#### Task directions:
For every line in the data below that contains "with", copy the line.

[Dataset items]
____

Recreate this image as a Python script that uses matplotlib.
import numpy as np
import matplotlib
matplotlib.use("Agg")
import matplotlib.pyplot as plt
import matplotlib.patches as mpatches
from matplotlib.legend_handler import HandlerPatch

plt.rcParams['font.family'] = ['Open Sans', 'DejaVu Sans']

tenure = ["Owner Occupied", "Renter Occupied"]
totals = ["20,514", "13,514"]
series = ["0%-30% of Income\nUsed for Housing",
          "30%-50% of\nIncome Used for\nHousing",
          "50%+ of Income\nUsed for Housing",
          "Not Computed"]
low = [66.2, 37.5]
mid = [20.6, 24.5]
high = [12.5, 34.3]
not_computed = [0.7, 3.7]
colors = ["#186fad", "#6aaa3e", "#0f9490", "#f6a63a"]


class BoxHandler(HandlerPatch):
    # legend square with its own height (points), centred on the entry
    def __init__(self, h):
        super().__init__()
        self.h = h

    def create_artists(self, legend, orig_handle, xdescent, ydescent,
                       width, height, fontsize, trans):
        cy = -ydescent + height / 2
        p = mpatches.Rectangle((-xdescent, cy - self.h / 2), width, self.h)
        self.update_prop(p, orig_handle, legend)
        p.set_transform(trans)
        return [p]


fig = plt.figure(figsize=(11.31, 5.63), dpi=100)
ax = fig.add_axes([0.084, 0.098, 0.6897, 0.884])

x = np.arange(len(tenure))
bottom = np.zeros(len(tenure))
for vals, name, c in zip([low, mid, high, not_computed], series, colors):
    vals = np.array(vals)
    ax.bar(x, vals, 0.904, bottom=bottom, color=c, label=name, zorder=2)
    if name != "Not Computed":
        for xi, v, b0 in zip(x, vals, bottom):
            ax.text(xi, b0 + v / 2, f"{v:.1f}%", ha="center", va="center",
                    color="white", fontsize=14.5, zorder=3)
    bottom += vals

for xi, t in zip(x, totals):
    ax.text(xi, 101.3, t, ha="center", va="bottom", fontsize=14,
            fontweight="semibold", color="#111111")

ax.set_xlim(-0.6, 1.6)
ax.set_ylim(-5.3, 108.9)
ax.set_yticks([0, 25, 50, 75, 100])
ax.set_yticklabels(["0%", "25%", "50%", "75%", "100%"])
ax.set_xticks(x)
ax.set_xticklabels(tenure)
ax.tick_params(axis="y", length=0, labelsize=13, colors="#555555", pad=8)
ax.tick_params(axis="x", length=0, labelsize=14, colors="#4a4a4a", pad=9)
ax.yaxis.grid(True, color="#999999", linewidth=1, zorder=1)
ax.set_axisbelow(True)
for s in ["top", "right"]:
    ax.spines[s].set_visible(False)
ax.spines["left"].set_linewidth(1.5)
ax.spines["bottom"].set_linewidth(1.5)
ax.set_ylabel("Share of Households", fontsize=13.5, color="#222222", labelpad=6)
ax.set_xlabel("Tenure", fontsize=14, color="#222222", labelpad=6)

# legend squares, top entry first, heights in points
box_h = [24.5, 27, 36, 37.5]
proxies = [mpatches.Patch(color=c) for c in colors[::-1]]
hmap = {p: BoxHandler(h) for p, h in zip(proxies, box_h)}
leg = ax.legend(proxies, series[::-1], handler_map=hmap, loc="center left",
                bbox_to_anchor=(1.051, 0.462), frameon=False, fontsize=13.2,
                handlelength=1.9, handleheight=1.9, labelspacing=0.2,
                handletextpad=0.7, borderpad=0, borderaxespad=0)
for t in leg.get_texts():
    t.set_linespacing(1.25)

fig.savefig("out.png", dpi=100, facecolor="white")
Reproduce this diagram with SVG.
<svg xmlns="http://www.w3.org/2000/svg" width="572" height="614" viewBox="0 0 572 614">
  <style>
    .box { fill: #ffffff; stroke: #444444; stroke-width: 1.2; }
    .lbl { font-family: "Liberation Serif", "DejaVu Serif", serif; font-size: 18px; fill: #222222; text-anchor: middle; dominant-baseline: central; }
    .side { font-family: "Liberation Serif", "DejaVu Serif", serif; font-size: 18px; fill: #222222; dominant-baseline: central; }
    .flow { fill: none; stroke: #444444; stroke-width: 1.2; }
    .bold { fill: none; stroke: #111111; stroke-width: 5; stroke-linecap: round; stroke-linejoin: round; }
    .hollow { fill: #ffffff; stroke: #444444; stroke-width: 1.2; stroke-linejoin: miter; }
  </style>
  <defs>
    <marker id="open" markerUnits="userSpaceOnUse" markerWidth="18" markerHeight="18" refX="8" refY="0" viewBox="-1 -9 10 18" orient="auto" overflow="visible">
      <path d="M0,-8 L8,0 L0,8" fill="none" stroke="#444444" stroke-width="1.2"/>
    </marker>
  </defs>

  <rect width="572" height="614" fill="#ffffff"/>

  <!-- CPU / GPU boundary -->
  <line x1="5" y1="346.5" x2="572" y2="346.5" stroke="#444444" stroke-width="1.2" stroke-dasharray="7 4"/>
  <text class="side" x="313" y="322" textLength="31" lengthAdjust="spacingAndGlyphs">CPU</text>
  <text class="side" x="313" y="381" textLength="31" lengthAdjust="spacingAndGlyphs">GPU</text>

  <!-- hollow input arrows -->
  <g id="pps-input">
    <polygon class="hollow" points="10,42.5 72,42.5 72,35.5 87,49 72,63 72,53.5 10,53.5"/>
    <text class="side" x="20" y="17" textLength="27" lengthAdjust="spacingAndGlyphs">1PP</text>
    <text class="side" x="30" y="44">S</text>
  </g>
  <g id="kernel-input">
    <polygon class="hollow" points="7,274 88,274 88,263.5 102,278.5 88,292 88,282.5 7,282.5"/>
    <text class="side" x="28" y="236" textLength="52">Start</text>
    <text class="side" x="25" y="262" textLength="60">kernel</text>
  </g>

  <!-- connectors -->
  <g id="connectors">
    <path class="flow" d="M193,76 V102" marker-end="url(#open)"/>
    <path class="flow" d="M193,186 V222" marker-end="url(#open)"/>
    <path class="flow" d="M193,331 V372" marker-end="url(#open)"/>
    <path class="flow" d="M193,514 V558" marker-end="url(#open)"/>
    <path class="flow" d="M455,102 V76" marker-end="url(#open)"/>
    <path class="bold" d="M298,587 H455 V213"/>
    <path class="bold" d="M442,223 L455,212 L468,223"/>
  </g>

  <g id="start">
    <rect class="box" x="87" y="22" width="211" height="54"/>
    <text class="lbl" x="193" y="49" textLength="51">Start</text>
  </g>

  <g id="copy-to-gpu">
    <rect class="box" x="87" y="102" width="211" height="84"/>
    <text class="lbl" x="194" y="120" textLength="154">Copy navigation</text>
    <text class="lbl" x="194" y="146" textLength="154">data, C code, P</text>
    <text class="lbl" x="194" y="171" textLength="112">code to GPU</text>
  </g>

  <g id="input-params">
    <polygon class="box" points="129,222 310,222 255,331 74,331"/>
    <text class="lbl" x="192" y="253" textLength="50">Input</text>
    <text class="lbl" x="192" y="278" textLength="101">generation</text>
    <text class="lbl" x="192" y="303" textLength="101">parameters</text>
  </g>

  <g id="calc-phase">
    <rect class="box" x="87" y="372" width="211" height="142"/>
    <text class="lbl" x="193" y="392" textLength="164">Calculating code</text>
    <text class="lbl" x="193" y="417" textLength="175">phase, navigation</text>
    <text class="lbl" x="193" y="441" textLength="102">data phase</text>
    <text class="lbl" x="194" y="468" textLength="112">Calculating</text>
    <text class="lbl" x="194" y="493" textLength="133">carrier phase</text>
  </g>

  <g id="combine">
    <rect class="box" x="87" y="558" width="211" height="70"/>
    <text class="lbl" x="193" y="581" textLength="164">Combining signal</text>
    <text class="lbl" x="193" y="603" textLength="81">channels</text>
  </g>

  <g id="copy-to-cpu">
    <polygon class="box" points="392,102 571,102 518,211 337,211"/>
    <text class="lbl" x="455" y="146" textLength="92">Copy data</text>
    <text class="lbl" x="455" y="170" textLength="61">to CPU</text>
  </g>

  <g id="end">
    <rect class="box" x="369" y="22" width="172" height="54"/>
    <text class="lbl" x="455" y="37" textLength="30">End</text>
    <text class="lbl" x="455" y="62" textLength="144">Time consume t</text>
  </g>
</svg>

____

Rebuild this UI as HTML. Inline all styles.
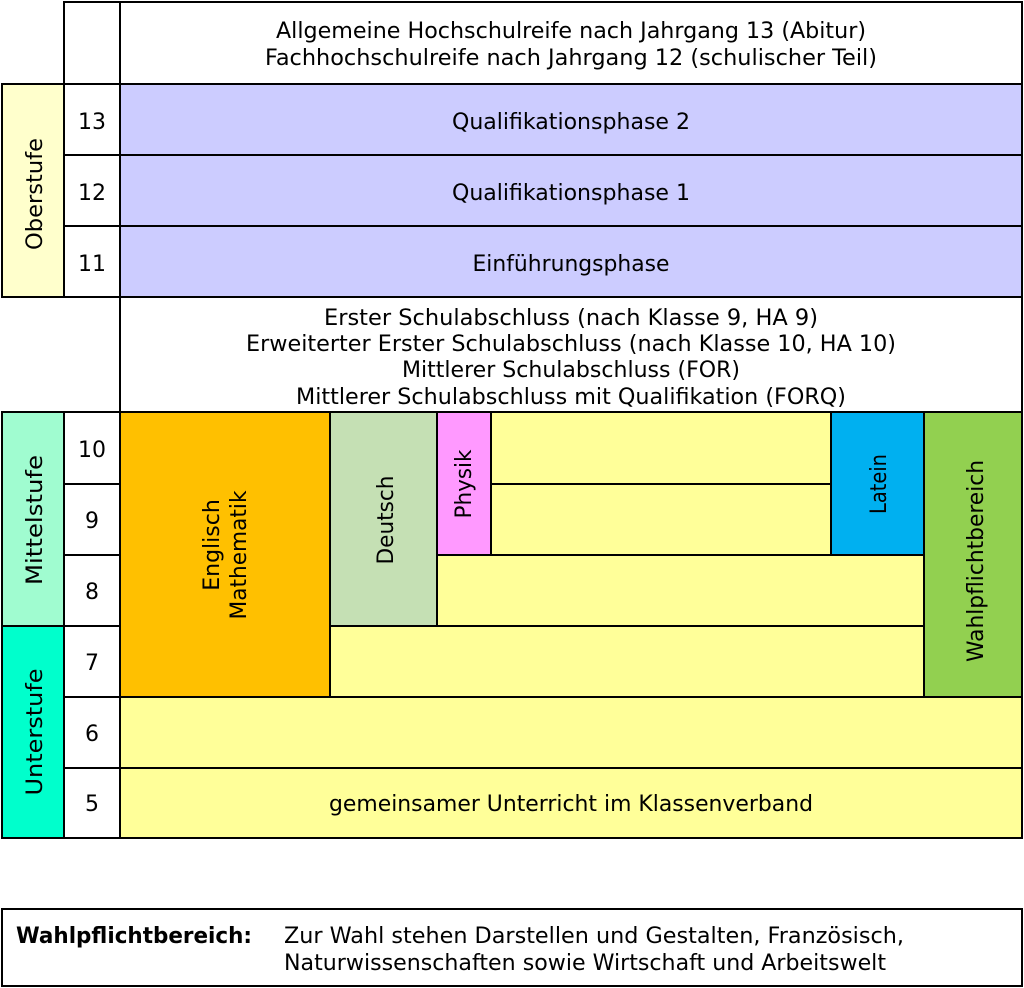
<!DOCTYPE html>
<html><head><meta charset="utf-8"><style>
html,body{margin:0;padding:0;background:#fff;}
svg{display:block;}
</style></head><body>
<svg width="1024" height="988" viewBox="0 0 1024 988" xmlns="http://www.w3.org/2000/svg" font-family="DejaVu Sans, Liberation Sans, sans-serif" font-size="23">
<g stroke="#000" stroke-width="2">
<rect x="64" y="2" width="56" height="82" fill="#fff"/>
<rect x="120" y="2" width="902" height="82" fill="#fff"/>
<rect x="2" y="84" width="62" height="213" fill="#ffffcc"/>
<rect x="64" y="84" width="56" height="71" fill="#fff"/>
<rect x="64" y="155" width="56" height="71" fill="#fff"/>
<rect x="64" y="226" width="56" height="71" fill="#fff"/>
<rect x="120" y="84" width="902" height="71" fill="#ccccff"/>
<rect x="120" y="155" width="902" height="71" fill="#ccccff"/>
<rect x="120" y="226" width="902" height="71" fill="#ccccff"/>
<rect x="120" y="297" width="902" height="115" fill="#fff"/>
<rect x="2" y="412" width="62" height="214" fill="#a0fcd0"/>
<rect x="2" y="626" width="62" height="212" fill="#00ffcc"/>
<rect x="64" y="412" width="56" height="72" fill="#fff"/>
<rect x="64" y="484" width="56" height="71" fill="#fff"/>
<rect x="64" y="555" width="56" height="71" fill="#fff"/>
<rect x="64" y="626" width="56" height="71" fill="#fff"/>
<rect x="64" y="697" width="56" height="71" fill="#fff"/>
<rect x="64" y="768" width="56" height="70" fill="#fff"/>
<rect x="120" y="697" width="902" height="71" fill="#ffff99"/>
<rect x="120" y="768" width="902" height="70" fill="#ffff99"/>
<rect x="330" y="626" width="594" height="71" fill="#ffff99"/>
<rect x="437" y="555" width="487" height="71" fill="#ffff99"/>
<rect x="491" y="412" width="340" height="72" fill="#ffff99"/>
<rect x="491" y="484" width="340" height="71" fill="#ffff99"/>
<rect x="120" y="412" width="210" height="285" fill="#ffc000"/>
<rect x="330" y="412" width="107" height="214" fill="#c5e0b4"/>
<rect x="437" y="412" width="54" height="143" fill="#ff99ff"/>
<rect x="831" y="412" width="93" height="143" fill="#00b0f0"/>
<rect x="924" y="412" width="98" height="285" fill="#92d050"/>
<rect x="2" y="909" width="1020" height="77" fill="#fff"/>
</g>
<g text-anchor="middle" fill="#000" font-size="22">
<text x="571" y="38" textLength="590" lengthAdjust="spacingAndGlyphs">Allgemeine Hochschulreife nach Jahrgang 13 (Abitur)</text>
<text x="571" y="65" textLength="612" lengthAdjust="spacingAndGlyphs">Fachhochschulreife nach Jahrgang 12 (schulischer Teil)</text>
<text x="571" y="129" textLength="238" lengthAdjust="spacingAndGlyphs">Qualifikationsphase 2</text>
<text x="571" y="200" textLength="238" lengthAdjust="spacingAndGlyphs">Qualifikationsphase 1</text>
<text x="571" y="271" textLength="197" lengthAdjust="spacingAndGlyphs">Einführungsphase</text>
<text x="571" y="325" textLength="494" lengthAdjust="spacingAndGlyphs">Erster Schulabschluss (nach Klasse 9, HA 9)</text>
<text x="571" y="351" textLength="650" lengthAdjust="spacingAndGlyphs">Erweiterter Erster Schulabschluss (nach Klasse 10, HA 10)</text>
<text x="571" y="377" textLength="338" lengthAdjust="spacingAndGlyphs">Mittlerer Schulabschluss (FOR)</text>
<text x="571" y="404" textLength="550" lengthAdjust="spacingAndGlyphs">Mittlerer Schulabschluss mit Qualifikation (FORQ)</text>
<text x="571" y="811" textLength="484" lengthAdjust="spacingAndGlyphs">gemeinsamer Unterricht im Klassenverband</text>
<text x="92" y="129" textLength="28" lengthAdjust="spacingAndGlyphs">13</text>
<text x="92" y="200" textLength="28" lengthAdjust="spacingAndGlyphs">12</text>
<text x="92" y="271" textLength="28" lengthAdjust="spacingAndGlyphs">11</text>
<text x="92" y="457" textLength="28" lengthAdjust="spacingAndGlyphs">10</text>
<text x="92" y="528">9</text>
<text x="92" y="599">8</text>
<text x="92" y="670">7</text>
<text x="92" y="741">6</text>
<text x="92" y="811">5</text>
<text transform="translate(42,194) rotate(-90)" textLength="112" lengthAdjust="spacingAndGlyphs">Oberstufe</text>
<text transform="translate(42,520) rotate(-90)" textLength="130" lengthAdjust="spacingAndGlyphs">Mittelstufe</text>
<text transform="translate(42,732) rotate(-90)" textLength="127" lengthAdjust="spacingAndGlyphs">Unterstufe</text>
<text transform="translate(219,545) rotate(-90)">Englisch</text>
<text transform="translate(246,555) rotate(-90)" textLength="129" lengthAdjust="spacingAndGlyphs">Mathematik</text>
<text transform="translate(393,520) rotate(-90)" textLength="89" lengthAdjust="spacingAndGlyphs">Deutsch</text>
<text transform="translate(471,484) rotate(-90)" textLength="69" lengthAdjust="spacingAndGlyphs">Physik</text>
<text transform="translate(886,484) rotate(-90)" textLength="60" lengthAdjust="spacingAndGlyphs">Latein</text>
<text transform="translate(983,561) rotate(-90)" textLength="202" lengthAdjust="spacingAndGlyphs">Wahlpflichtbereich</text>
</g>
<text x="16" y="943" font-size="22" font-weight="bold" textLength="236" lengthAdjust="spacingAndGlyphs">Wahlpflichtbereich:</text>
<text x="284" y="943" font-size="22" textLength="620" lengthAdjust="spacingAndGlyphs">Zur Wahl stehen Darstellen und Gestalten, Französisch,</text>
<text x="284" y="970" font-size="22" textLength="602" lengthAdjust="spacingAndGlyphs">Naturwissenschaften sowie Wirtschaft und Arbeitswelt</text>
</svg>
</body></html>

____

#### Task output:
    # legend square with its own height (points), centred on the entry
Reproduce this diagram with SVG.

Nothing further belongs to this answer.